### WHAT TO DO
Transcribe the whole listing below without changing a word, but leave out every image.

### RECORDED INFORMATION

*****

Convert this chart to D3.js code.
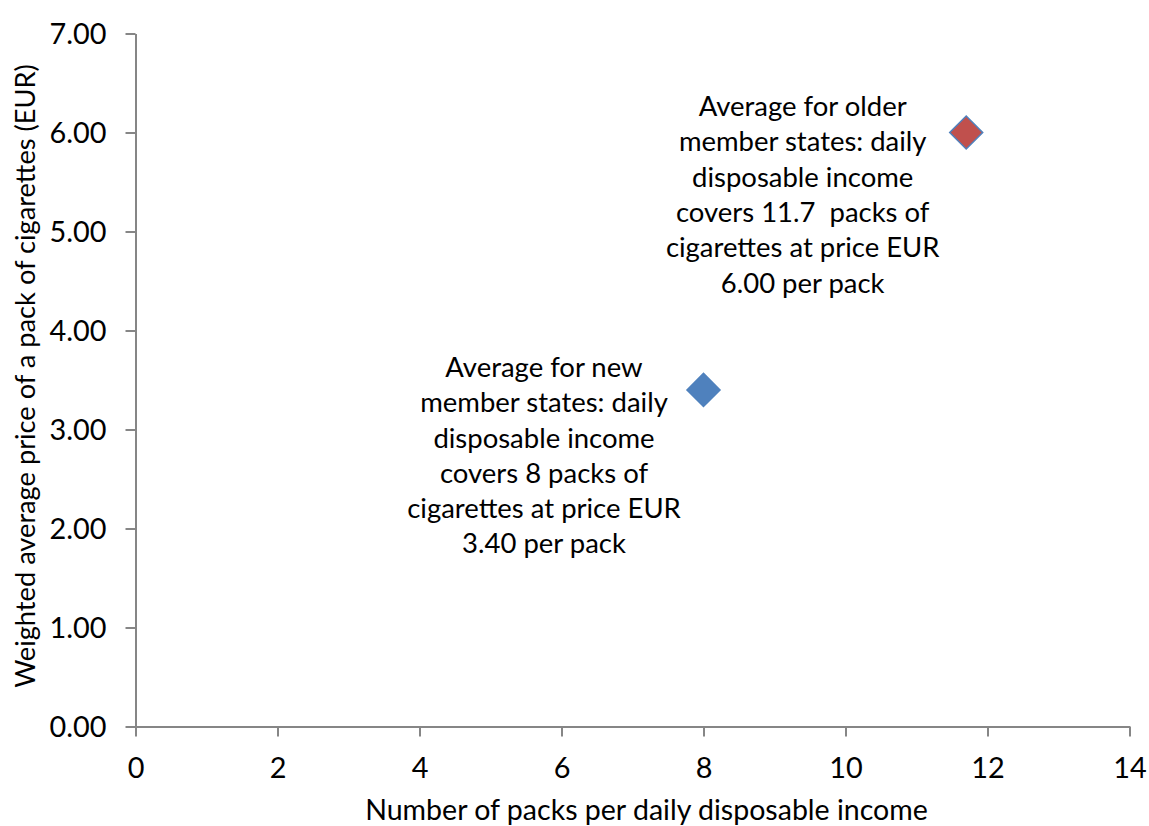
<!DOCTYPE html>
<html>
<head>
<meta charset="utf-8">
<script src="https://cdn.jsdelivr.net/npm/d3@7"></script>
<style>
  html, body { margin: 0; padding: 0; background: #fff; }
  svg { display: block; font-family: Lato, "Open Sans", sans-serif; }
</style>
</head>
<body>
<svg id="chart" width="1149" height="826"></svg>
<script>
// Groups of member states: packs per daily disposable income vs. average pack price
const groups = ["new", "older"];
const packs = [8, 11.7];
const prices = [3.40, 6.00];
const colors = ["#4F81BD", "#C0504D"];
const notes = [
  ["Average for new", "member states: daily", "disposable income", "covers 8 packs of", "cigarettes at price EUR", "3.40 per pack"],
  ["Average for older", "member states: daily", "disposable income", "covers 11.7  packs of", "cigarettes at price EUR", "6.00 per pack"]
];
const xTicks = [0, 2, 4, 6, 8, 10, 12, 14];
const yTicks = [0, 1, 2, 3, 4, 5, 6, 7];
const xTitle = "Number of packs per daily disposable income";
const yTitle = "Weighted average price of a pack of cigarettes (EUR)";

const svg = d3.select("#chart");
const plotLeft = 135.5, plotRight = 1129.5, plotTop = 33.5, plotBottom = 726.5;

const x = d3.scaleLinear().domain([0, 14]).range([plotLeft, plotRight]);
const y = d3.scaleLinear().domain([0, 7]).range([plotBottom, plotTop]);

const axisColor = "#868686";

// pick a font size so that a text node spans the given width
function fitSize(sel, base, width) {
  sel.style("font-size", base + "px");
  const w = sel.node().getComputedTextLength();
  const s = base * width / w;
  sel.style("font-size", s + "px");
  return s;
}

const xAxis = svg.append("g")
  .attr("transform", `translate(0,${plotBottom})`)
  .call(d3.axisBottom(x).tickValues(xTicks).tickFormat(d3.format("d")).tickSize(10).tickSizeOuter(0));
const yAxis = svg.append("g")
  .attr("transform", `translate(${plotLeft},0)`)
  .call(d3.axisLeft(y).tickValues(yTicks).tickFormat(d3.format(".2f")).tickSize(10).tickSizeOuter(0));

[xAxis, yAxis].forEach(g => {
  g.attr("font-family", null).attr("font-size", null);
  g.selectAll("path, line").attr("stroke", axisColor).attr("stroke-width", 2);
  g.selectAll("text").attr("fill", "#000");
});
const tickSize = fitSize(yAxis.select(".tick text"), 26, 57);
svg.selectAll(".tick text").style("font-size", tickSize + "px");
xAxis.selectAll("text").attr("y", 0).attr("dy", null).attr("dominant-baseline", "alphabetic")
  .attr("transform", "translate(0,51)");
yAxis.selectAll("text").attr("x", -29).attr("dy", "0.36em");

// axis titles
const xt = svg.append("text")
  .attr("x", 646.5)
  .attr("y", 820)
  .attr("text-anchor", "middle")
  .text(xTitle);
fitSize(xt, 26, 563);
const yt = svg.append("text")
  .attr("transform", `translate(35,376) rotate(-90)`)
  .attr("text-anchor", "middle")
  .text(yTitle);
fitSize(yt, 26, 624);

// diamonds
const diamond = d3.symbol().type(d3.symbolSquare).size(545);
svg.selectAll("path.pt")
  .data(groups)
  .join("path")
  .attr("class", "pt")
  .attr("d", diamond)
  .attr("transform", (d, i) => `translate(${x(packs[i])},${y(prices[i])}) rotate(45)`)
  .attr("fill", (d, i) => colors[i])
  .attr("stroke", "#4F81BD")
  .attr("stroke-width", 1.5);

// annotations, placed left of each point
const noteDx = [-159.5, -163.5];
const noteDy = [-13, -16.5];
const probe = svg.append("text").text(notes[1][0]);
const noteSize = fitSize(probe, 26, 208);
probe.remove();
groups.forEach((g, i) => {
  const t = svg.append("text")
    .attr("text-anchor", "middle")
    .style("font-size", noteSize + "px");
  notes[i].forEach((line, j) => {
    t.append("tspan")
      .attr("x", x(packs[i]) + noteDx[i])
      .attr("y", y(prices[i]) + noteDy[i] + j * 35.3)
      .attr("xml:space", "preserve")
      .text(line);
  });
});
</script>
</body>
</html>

*****

### ANSWER
Convert this chart to D3.js code.
<!DOCTYPE html>
<html>
<head>
<meta charset="utf-8">
<script src="https://cdn.jsdelivr.net/npm/d3@7"></script>
<style>
  html, body { margin: 0; padding: 0; background: #fff; }
  svg { display: block; font-family: Lato, "Open Sans", sans-serif; }
</style>
</head>
<body>
<svg id="chart" width="1149" height="826"></svg>
<script>
// Groups of member states: packs per daily disposable income vs. average pack price
const groups = ["new", "older"];
const packs = [8, 11.7];
const prices = [3.40, 6.00];
const colors = ["#4F81BD", "#C0504D"];
const notes = [
  ["Average for new", "member states: daily", "disposable income", "covers 8 packs of", "cigarettes at price EUR", "3.40 per pack"],
  ["Average for older", "member states: daily", "disposable income", "covers 11.7  packs of", "cigarettes at price EUR", "6.00 per pack"]
];
const xTicks = [0, 2, 4, 6, 8, 10, 12, 14];
const yTicks = [0, 1, 2, 3, 4, 5, 6, 7];
const xTitle = "Number of packs per daily disposable income";
const yTitle = "Weighted average price of a pack of cigarettes (EUR)";

const svg = d3.select("#chart");
const plotLeft = 135.5, plotRight = 1129.5, plotTop = 33.5, plotBottom = 726.5;

const x = d3.scaleLinear().domain([0, 14]).range([plotLeft, plotRight]);
const y = d3.scaleLinear().domain([0, 7]).range([plotBottom, plotTop]);

const axisColor = "#868686";

// pick a font size so that a text node spans the given width
function fitSize(sel, base, width) {
  sel.style("font-size", base + "px");
  const w = sel.node().getComputedTextLength();
  const s = base * width / w;
  sel.style("font-size", s + "px");
  return s;
}

const xAxis = svg.append("g")
  .attr("transform", `translate(0,${plotBottom})`)
  .call(d3.axisBottom(x).tickValues(xTicks).tickFormat(d3.format("d")).tickSize(10).tickSizeOuter(0));
const yAxis = svg.append("g")
  .attr("transform", `translate(${plotLeft},0)`)
  .call(d3.axisLeft(y).tickValues(yTicks).tickFormat(d3.format(".2f")).tickSize(10).tickSizeOuter(0));

[xAxis, yAxis].forEach(g => {
  g.attr("font-family", null).attr("font-size", null);
  g.selectAll("path, line").attr("stroke", axisColor).attr("stroke-width", 2);
  g.selectAll("text").attr("fill", "#000");
});
const tickSize = fitSize(yAxis.select(".tick text"), 26, 57);
svg.selectAll(".tick text").style("font-size", tickSize + "px");
xAxis.selectAll("text").attr("y", 0).attr("dy", null).attr("dominant-baseline", "alphabetic")
  .attr("transform", "translate(0,51)");
yAxis.selectAll("text").attr("x", -29).attr("dy", "0.36em");

// axis titles
const xt = svg.append("text")
  .attr("x", 646.5)
  .attr("y", 820)
  .attr("text-anchor", "middle")
  .text(xTitle);
fitSize(xt, 26, 563);
const yt = svg.append("text")
  .attr("transform", `translate(35,376) rotate(-90)`)
  .attr("text-anchor", "middle")
  .text(yTitle);
fitSize(yt, 26, 624);

// diamonds
const diamond = d3.symbol().type(d3.symbolSquare).size(545);
svg.selectAll("path.pt")
  .data(groups)
  .join("path")
  .attr("class", "pt")
  .attr("d", diamond)
  .attr("transform", (d, i) => `translate(${x(packs[i])},${y(prices[i])}) rotate(45)`)
  .attr("fill", (d, i) => colors[i])
  .attr("stroke", "#4F81BD")
  .attr("stroke-width", 1.5);

// annotations, placed left of each point
const noteDx = [-159.5, -163.5];
const noteDy = [-13, -16.5];
const probe = svg.append("text").text(notes[1][0]);
const noteSize = fitSize(probe, 26, 208);
probe.remove();
groups.forEach((g, i) => {
  const t = svg.append("text")
    .attr("text-anchor", "middle")
    .style("font-size", noteSize + "px");
  notes[i].forEach((line, j) => {
    t.append("tspan")
      .attr("x", x(packs[i]) + noteDx[i])
      .attr("y", y(prices[i]) + noteDy[i] + j * 35.3)
      .attr("xml:space", "preserve")
      .text(line);
  });
});
</script>
</body>
</html>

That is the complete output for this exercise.